Instructions to follow: Reproduce nothing but the lines from the start of the material through the line that includes "tdc_label_px = [491, 619, 749, 880, 1010, 1136]", both ends included, and omit every picture.
## start Data section
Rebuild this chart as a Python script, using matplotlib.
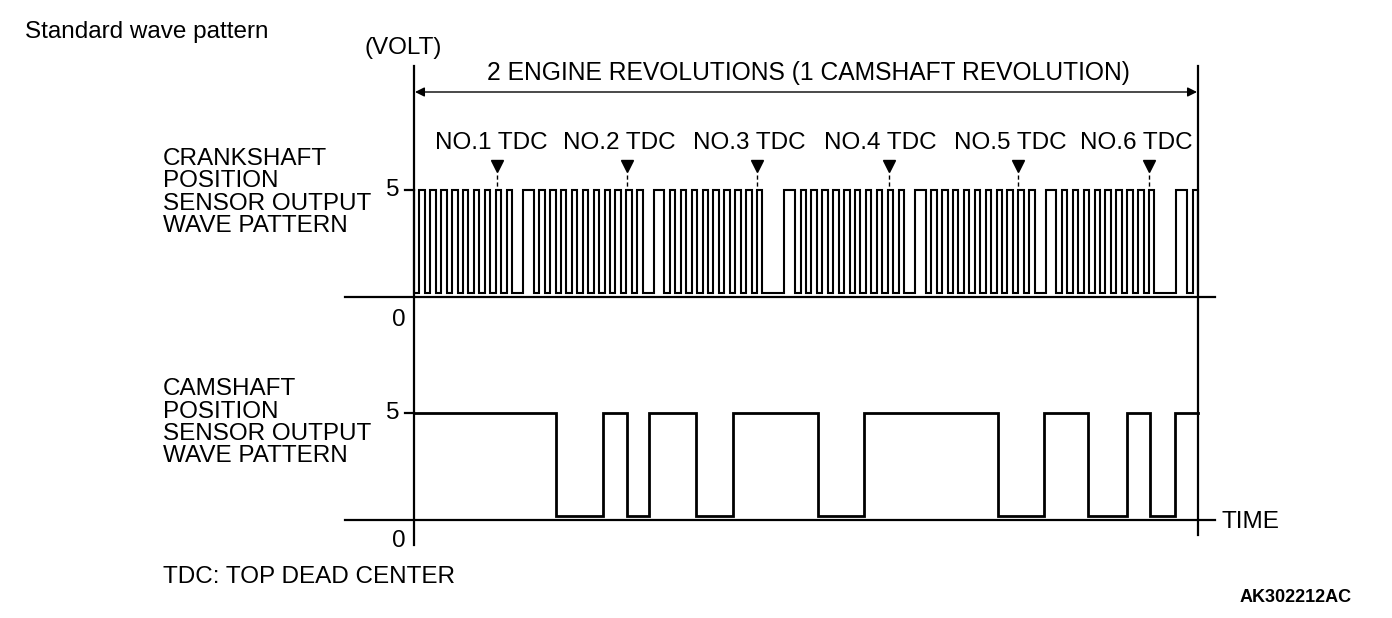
import numpy as np
import matplotlib
matplotlib.use("Agg")
import matplotlib.pyplot as plt

plt.rcParams['font.family'] = ['Liberation Sans', 'DejaVu Sans']

# crank signal, one camshaft half-turn (360 deg crank), high/low durations in deg,
# starting with a tooth at -5 deg
crank_rev = [5, 5] * 9 + [5, 10, 10, 5] + [5, 5] * 9 + [5, 10, 10, 5] + [5, 5] * 8 + [5, 20, 10, 5]
crank_start = -5

# camshaft signal: edge positions (deg crank), starts high
cam_edges = [130, 174, 196, 216, 259, 293, 371, 413, 536, 579, 619, 655, 676, 699]

tdc_deg = [76, 196, 315, 436, 555, 675]
tdc_labels = ["NO.1 TDC", "NO.2 TDC", "NO.3 TDC", "NO.4 TDC", "NO.5 TDC", "NO.6 TDC"]
tdc_label_px = [491, 619, 749, 880, 1010, 1136]

W, H = 1392, 618
fig = plt.figure(figsize=(W / 100, H / 100), dpi=100)

# background axes in pixel units
bg = fig.add_axes([0, 0, 1, 1])
bg.set_xlim(0, W)
bg.set_ylim(H, 0)
bg.axis('off')

x0, x1 = 414, 1198          # pixel positions of 0 and 720 deg
k = (x1 - x0) / 720.0
xl = (-x0 / k, (W - x0) / k)


def wave_axes(top, bottom, p5, p0):
    ax = fig.add_axes([0, 1 - bottom / H, 1, (bottom - top) / H])
    s = (p0 - p5) / 5.0
    ax.set_xlim(*xl)
    ax.set_ylim((p0 - bottom) / s, (p0 - top) / s)
    ax.axis('off')
    return ax


fs = 17.5
lw_axis = 1.6

# crank wave
axc = wave_axes(120, 305, 190, 293)
durs = np.array(crank_rev * 2 + [5, 5])
t = crank_start + np.concatenate([[0], np.cumsum(durs)])
lev = np.array([5 if i % 2 == 0 else 0 for i in range(len(durs))] + [0])
tc = np.clip(t, 0, 720)
axc.plot(tc, lev, drawstyle='steps-post', color='black', lw=1.5, solid_joinstyle='miter')

for d in tdc_deg:
    axc.plot([d], [6.15], marker='v', color='black', ms=8, mec='black')
    axc.plot([d, d], [5.75, 5.15], color='black', lw=1.0, ls=(0, (3, 2)))
for px, lab in zip(tdc_label_px, tdc_labels):
    bg.text(px, 143, lab, ha='center', va='center', fontsize=fs)

# cam wave
axm = wave_axes(400, 530, 413, 515.5)
ct = np.concatenate([[0], cam_edges, [720]])
cl = np.array([5 if i % 2 == 0 else 0 for i in range(len(cam_edges) + 1)] + [5])
axm.plot(ct, cl, drawstyle='steps-post', color='black', lw=2.0, solid_joinstyle='miter')

# axes lines
bg.plot([x0, x0], [66, 545], color='black', lw=lw_axis)
bg.plot([x1, x1], [66, 535], color='black', lw=lw_axis)
bg.plot([345, 1215], [297, 297], color='black', lw=lw_axis)
bg.plot([345, 1215], [520, 520], color='black', lw=lw_axis)
bg.plot([405, x0], [190, 190], color='black', lw=lw_axis)
bg.plot([405, x0], [413, 413], color='black', lw=lw_axis)
bg.annotate('', xy=(x0 + 1, 92), xytext=(x1 - 1, 92),
            arrowprops=dict(arrowstyle='<|-|>', color='black', lw=1.0,
                            mutation_scale=14, shrinkA=0, shrinkB=0))

# texts
bg.text(25, 32, "Standard wave pattern", fontsize=fs, va='center', ha='left')
bg.text(403, 48, "(VOLT)", fontsize=fs, va='center', ha='center')
bg.text(808, 73, "2 ENGINE REVOLUTIONS (1 CAMSHAFT REVOLUTION)", fontsize=17.7, va='center', ha='center')
for i, line in enumerate(["CRANKSHAFT", "POSITION", "SENSOR OUTPUT", "WAVE PATTERN"]):
    bg.text(163, 159 + 22.3 * i, line, fontsize=fs, va='center', ha='left')
for i, line in enumerate(["CAMSHAFT", "POSITION", "SENSOR OUTPUT", "WAVE PATTERN"]):
    bg.text(163, 389 + 22.5 * i, line, fontsize=fs, va='center', ha='left')
bg.text(393, 190, "5", fontsize=fs, va='center', ha='center')
bg.text(393, 413, "5", fontsize=fs, va='center', ha='center')
bg.text(399, 320, "0", fontsize=fs, va='center', ha='center')
bg.text(399, 541, "0", fontsize=fs, va='center', ha='center')
bg.text(1222, 522, "TIME", fontsize=fs, va='center', ha='left')
bg.text(163, 577, "TDC: TOP DEAD CENTER", fontsize=fs, va='center', ha='left')
bg.text(1352, 597, "AK302212AC", fontsize=13, fontweight='bold', va='center', ha='right')

fig.savefig('out.png', dpi=100)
## end Data section
Task response:
Rebuild this chart as a Python script, using matplotlib.
import numpy as np
import matplotlib
matplotlib.use("Agg")
import matplotlib.pyplot as plt

plt.rcParams['font.family'] = ['Liberation Sans', 'DejaVu Sans']

# crank signal, one camshaft half-turn (360 deg crank), high/low durations in deg,
# starting with a tooth at -5 deg
crank_rev = [5, 5] * 9 + [5, 10, 10, 5] + [5, 5] * 9 + [5, 10, 10, 5] + [5, 5] * 8 + [5, 20, 10, 5]
crank_start = -5

# camshaft signal: edge positions (deg crank), starts high
cam_edges = [130, 174, 196, 216, 259, 293, 371, 413, 536, 579, 619, 655, 676, 699]

tdc_deg = [76, 196, 315, 436, 555, 675]
tdc_labels = ["NO.1 TDC", "NO.2 TDC", "NO.3 TDC", "NO.4 TDC", "NO.5 TDC", "NO.6 TDC"]
tdc_label_px = [491, 619, 749, 880, 1010, 1136]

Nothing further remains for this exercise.